D.B. Dowd, Military Aircraft, World War II Gallery, United States Air Force Museum, Dayton, Ohio. Sketchbook painting, gouache over pencil. 2009. 

D.B. Dowd, Sketchbook Notation, pencil. 2009

D.B. Dowd, Cargo Planes, World War II Gallery, USAF Museum. Sketchbook drawing, pencil. 2009. 

D.B. Dowd, Boats in Winter Drydock, Holland, Michigan. Sketchbook drawing, gouache over pencil. 2008. This was the drawing Dan Zettwoch asked about. What did the pencil look like before I painted it? I didn't scan it beforehand.

D.B. Dowd, final spread in "Shanghai Pictorial," Spartan Holiday No. 1, 2012. The left half of the image was drawn onsite (January 2011) in the Humble Administrator's Garden, in Suzhou, China. (It was about 38 degrees outside.) The key drawing was inked later; secondary color drawn in ink, with digital supplements. The right half of the image was drawn from photo reference. It doesn't depend on a complicated spatial perception, so it was straightforward enough to execute that way. By contrast, I could not have made the left hand drawing from photo reference: it would have collapsed into a flattened mass of undifferentiated foliage. 

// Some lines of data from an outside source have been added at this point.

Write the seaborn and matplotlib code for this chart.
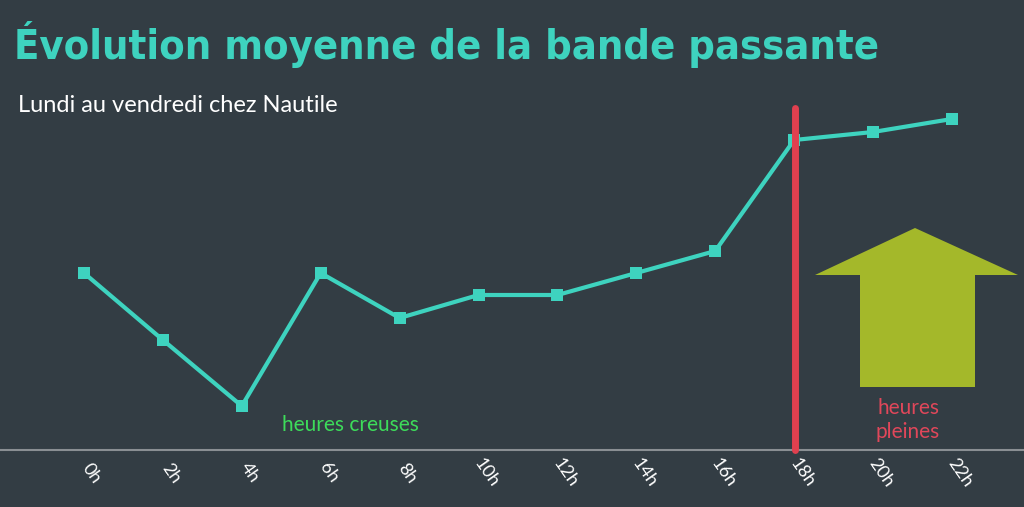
import numpy as np
import pandas as pd
import matplotlib
matplotlib.use("Agg")
import matplotlib.pyplot as plt
from matplotlib.patches import Polygon
import seaborn as sns

# data (relative bandwidth, arbitrary units)
hours = [0, 2, 4, 6, 8, 10, 12, 14, 16, 18, 20, 22]
bandwidth = [177, 110, 44, 177, 132, 155, 155, 177, 199, 310, 318, 331]
tick_labels = [f"{h}h" for h in hours]

BG = "#333d44"
TEAL = "#3ed3bf"

sns.set_theme(style="white")
plt.rcParams["font.family"] = ["Lato", "DejaVu Sans"]

df = pd.DataFrame({"heure": hours, "bande": bandwidth})

fig = plt.figure(figsize=(10.24, 5.07), dpi=100, facecolor=BG)
ax = fig.add_axes([0, 0, 1, 1])
ax.set_facecolor(BG)

# pixel -> data mapping chosen so x=0h sits at px 84, 39.45 px per hour
px_per_h = 39.45
ax.set_xlim(-84 / px_per_h, (1024 - 84) / px_per_h)
ax.set_ylim(-57, 450)
ax.axis("off")

def px(x):
    return (x - 84) / px_per_h

def py(y):
    return 450 - y

# baseline
ax.plot([px(0), px(1024)], [0, 0], color="#8a8f93", lw=1.5)

sns.lineplot(data=df, x="heure", y="bande", ax=ax, color=TEAL, lw=3,
             marker="s", markersize=9, markeredgewidth=0)

# peak hours marker
ax.plot([px(795), px(795)], [0, py(108)], color="#e0404f", lw=5)

# arrow
arrow = [(915, 228), (1018, 275), (975, 275), (975, 387), (860, 387),
         (860, 275), (815, 275)]
ax.add_patch(Polygon([(px(a), py(b)) for a, b in arrow], closed=True,
                     color="#a4b82a", lw=0))

for h, lab in zip(hours, tick_labels):
    ax.text(h + 0.2, py(473), lab, rotation=-55, ha="center", va="center",
            color="white", fontsize=13)

ax.text(px(350), py(425), "heures creuses", color="#3ddc5a", fontsize=15,
        ha="center", va="center")
ax.text(px(908), py(420), "heures\npleines", color="#e0475a", fontsize=15,
        ha="center", va="center", linespacing=1.2)

title = fig.text(14 / 1024, 1 - 45 / 507, "Évolution moyenne de la bande passante",
                 color=TEAL, fontsize=40, fontweight="bold", va="center",
                 fontstretch="condensed",
                 family=["DejaVu Sans", "Lato"])
# shrink the title so it spans the same width as in the reference
fig.canvas.draw()
w = title.get_window_extent().width
if w > 864:
    title.set_fontsize(40 * 864 / w)
fig.text(18 / 1024, 1 - 105 / 507, "Lundi au vendredi chez Nautile",
         color="white", fontsize=17, va="center")

fig.savefig("out.png", dpi=100, facecolor=BG)
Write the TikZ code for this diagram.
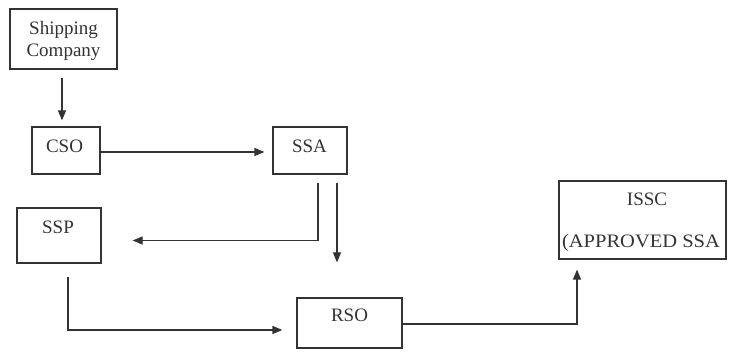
\documentclass[tikz,border=0pt]{standalone}
\usepackage{fontspec}
\setmainfont{Liberation Serif}
\usetikzlibrary{arrows.meta}
\definecolor{ink}{HTML}{333333}
\tikzset{
  box/.style={draw=ink, line width=1.2pt, inner sep=0pt, fill=none},
  lbl/.style={text=ink, inner sep=0pt, font=\fontsize{19}{22}\selectfont},
  arr/.style={draw=ink, line width=1.2pt, -{Triangle[length=10pt,width=8pt]}},
  plain/.style={draw=ink, line width=1.2pt}
}
\begin{document}
\begin{tikzpicture}[x=1pt, y=-1pt]
  \useasboundingbox (0,0) rectangle (729,352);

  % boxes
  \node[box, minimum width=107pt, minimum height=60pt] (ship) at (63.5,39) {};
  \node[box, minimum width=68pt,  minimum height=47pt] (cso)  at (66,150.5) {};
  \node[box, minimum width=74pt,  minimum height=47pt] (ssa)  at (310,150.5) {};
  \node[box, minimum width=84pt,  minimum height=55pt] (ssp)  at (59,235.5) {};
  \node[box, minimum width=105pt, minimum height=50pt] (rso)  at (349.5,323) {};
  \node[box, minimum width=167pt, minimum height=78pt] (issc) at (642.5,220) {};

  % labels
  \node[lbl] (tship1) at (63.5,30) {Shipping};
  \node[lbl] (tship2) at (63.5,52) {Company};
  \node[lbl] (tcso)   at (64.5,146) {CSO};
  \node[lbl] (tssa)   at (309.5,146) {SSA};
  \node[lbl] (tssp)   at (58,227) {SSP};
  \node[lbl] (trso)   at (349.5,315) {RSO};
  \node[lbl] (tissc)  at (647,199) {ISSC};
  \node[lbl, xscale=1.08] (tappr) at (641,243) {(APPROVED SSA};

  % connectors
  \draw[arr, shorten <=8pt, shorten >=6pt]
    ([xshift=-1.5pt]ship.south) -- ([xshift=-4pt]cso.north);
  \draw[arr, shorten >=8pt]
    ([yshift=-1.5pt]cso.east) -- ([yshift=-1.5pt]ssa.west);
  \draw[arr, shorten <=8pt, shorten >=31pt]
    ([xshift=8pt]ssa.south) |- ([yshift=-5pt]ssp.east);
  \draw[arr, shorten <=8pt, shorten >=35pt]
    ([xshift=27pt]ssa.south) -- ([xshift=-12.5pt]rso.north);
  \draw[arr, shorten <=13pt, shorten >=14pt]
    ([xshift=9pt]ssp.south) |- ([yshift=-7pt]rso.west);
  \draw[arr, shorten >=10pt]
    ([yshift=-1pt]rso.east) -| ([xshift=-65.5pt]issc.south);
\end{tikzpicture}
\end{document}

D.B. Dowd, 2023 Lincolnway East, Massillon, Ohio, brush drawing for autobiographical introduction in "Shanghai Pictorial," Spartan Holiday No. 1, 2012. Drawn within a week of onsite photo shoot, 2011. 

D.B. Dowd, reference photograph, 2023 Lincolnway East, Massillon, Ohio. 2011. 

D.B. Dowd, Republic F84-E Thunderjet, Korean War Gallery, United States Air Force Museum, Dayton, Ohio. Brush drawing over pencil with digital color. 2010.